In reality, RAM is hierarchical: A series of caches sit between RAM and a CPU core, each one smaller but faster than the previous one. (As these caches are local to the CPU core, they are typically called “L1”, “L2”, and “L3”) When the core fetches data from RAM, the data remains cached as long as available cache space permits, and future requests to the same data become much faster.
Algorithms can be designed to take advantage of the caches by operating on amounts of data that fit into a local CPU cache—ideally into the L1 cache that sits closest to the CPU and is the fastest but also the smallest one in the cache hierarchy.
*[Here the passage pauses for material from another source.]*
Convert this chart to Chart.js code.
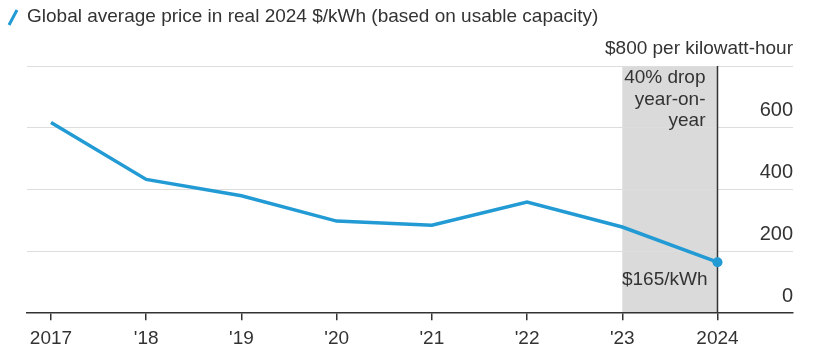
<!DOCTYPE html>
<html>
<head>
<meta charset="utf-8">
<script src="https://cdn.jsdelivr.net/npm/chart.js@4"></script>
<style>
  html, body { margin: 0; background: #fff; }
  #wrap { width: 815px; height: 348px; }
</style>
</head>
<body>
<div id="wrap"><canvas id="myChart"></canvas></div>
<script>
// data
const years = [2017, 2018, 2019, 2020, 2021, 2022, 2023, 2024];
const yearLabels = ['2017', "'18", "'19", "'20", "'21", "'22", "'23", '2024'];
const prices = [617, 433, 380, 298, 285, 360, 279, 165];
const yTicks = [0, 200, 400, 600, 800];
const yTickLabels = ['0', '200', '400', '600', '$800 per kilowatt-hour'];
const seriesLabel = 'Global average price in real 2024 $/kWh (based on usable capacity)';
const dropYears = [2023, 2024];
const dropNote = ['40% drop', 'year-on-', 'year'];
const endNote = '$165/kWh';

const blue = '#229ad4';
const ink = '#333333';
const fontFamily = "'Liberation Sans', Arial, sans-serif";

// grey band, marker line and notes
const dropBand = {
    id: 'dropBand',
    beforeDraw(chart) {
        const { ctx, scales: { x, y } } = chart;
        const x0 = x.getPixelForValue(dropYears[0]);
        const x1 = x.getPixelForValue(dropYears[1]);
        const top = y.getPixelForValue(yTicks[yTicks.length - 1]);
        const bot = y.getPixelForValue(0);
        ctx.save();
        ctx.fillStyle = '#dadada';
        ctx.fillRect(x0, top, x1 - x0, bot - top);
        ctx.restore();
    },
    beforeDatasetsDraw(chart) {
        const { ctx, scales: { x, y } } = chart;
        const x1 = x.getPixelForValue(dropYears[1]);
        const top = y.getPixelForValue(yTicks[yTicks.length - 1]);
        const bot = y.getPixelForValue(0);
        ctx.save();
        ctx.strokeStyle = ink;
        ctx.lineWidth = 1.5;
        ctx.beginPath();
        ctx.moveTo(x1, top);
        ctx.lineTo(x1, bot);
        ctx.stroke();
        ctx.restore();
    },
    afterDatasetsDraw(chart) {
        const { ctx, scales: { x, y } } = chart;
        const x1 = x.getPixelForValue(dropYears[1]);
        const top = y.getPixelForValue(yTicks[yTicks.length - 1]);
        const bot = y.getPixelForValue(0);
        ctx.save();
        ctx.fillStyle = ink;
        ctx.font = '19px ' + fontFamily;
        ctx.textAlign = 'right';
        ctx.textBaseline = 'middle';
        dropNote.forEach((line, i) => ctx.fillText(line, x1 - 12, top + 12 + i * 21.5));
        ctx.fillText(endNote, x1 - 10, bot - 33);
        ctx.restore();
    }
};

// legend line at the top
const keyLine = {
    id: 'keyLine',
    afterDraw(chart) {
        const ctx = chart.ctx;
        ctx.save();
        ctx.strokeStyle = blue;
        ctx.lineWidth = 3;
        ctx.beginPath();
        ctx.moveTo(9, 25);
        ctx.lineTo(17, 10);
        ctx.stroke();
        ctx.fillStyle = ink;
        ctx.font = '19px ' + fontFamily;
        ctx.textBaseline = 'middle';
        ctx.fillText(seriesLabel, 27, 17);
        ctx.restore();
    }
};

const ctx = document.getElementById('myChart').getContext('2d');
const myChart = new Chart(ctx, {
    type: 'line',
    data: {
        datasets: [{
            label: seriesLabel,
            data: years.map((yr, i) => ({ x: yr, y: prices[i] })),
            borderColor: blue,
            backgroundColor: blue,
            borderWidth: 3.5,
            tension: 0,
            pointRadius: prices.map((_, i) => i === prices.length - 1 ? 5 : 0),
            pointBorderWidth: 0,
            pointBackgroundColor: blue,
            clip: false
        }]
    },
    options: {
        responsive: true,
        maintainAspectRatio: false,
        animation: false,
        layout: { padding: { top: 66, left: 27, right: 22, bottom: -9 } },
        plugins: {
            legend: { display: false },
            tooltip: { enabled: false }
        },
        scales: {
            x: {
                type: 'linear',
                min: 2016.748,
                max: 2024.793,
                afterBuildTicks: (scale) => { scale.ticks = years.map(v => ({ value: v })); },
                grid: { drawOnChartArea: false, drawTicks: true, tickLength: 7, color: ink, lineWidth: 1.5 },
                border: { color: ink, width: 1.5 },
                ticks: {
                    autoSkip: false,
                    maxRotation: 0,
                    padding: 7,
                    color: ink,
                    font: { family: fontFamily, size: 19 },
                    callback: (v) => yearLabels[years.indexOf(v)]
                }
            },
            y: {
                position: 'right',
                min: 0,
                max: 800,
                afterBuildTicks: (scale) => { scale.ticks = yTicks.map(v => ({ value: v })); },
                grid: {
                    drawTicks: false,
                    color: (c) => c.tick && c.tick.value === 0 ? 'rgba(0,0,0,0)' : '#dddddd',
                    lineWidth: 1
                },
                border: { display: false },
                ticks: {
                    mirror: true,
                    padding: 0,
                    labelOffset: -17,
                    color: ink,
                    font: (c) => ({ family: fontFamily, size: c.tick && c.tick.value === 800 ? 19 : 20 }),
                    callback: (v) => yTickLabels[yTicks.indexOf(v)]
                }
            }
        }
    },
    plugins: [dropBand, keyLine]
});
</script>
</body>
</html>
On the flipside, algorithms that are unaware of the cache architecture can become slower than necessary, even to an extent that cancels out performance achievements from concurrent work.
How so? Imagine a concurrent app with goroutines running on multiple cores at once. Goroutine a on core A reads a variable and updates it. Now the variable's current value sits in core A’s L1 cache. Then, goroutine b on core B wants to read and update the same variable. To make this possible, the processor must first invalidate the value in A’s L1 cache, move the new value back to main RAM, then let B fetch and process the value and store it in B’s L1 cache. Now imagine if goroutine a wants to update the value again; the slow cache invalidation process repeats.
Structure alignment
Terms like “32-bit processor” or “64-bit architecture” refer to the size of one unit of information that the processor can read from RAM. A 64-bit processor reads data in chunks of 64 bits or eight bytes at once.
But what about smaller data, such as an int16 or a boolean? The CPU still must fetch a full 64-bit chunk of data to read a 16-bit value from RAM.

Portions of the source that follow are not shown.